Brunhilda’s army deserted without resistance. She fled to the Jura and tried to sneak into Burgundy, but at Orbe (in today French Switzerland), by Lake Neuchatel, she was taken prisoner by the Frankish steward and handed over to her nephew.

Chlothar, as God-fearing as he was cruel and thoroughly ecclesiastical-minded, and who as the first Frankish king compared to David, whose ‘piety’ the Chronicle of Fredegar exalts, was a ruler who granted the clergy new rights and abundant donations, guaranteed them freedom of episcopal elections, exempted them from all the burdens of ecclesiastical property, was ‘clement and full of kindness to all’. The queen consort of Chilperic I, Fredegund, subjected her to torture for three days in the year 613. (Note of the Ed.: queen Brunhilda of Austrasia was Fredegund’s sister-in-law.) This happened when Brunhilda was already almost septuagenarian; she then had the soldiers ride her on a camel, and finally tied by her hair, one arm and one foot ‘to the tail of the wildest steed’ and dragged her to death, until ‘her limbs were torn off one after the other’ (Chronicle of Fredegar). Her bones were burned. And her offspring were also eliminated up to her great-grandchildren, with the sole exception of Prince Merovech, Chlothar’s godson.

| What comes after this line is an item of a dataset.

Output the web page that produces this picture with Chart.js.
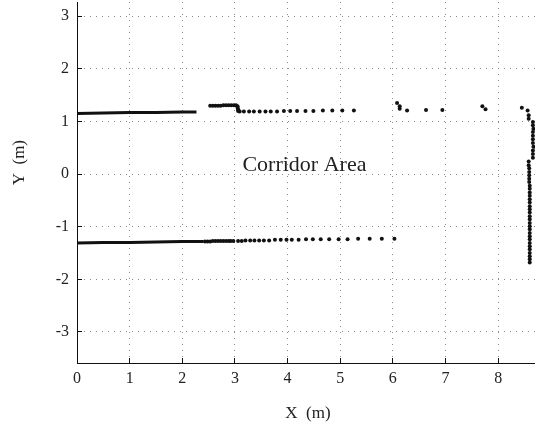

(Left, Brunhilde is dragged to her death.) But a modern researcher writes: ‘It was precisely under this ruler that, as can be clearly demonstrated, the Christianisation of the idea of the king reached its first peak’ (Anton).

Pope Gregory had miscalculated. It was neither Brunhilda nor the Austrian branch that emerged victorious from these massive atrocities: the victor was the Neustrian Chlothar II, to whom Gregory had sent only a single letter of his 854 letters that have been preserved. In 614 the king convened a national synod in Paris which marked the beginning of the national Frankish Church, independent of Rome for a century.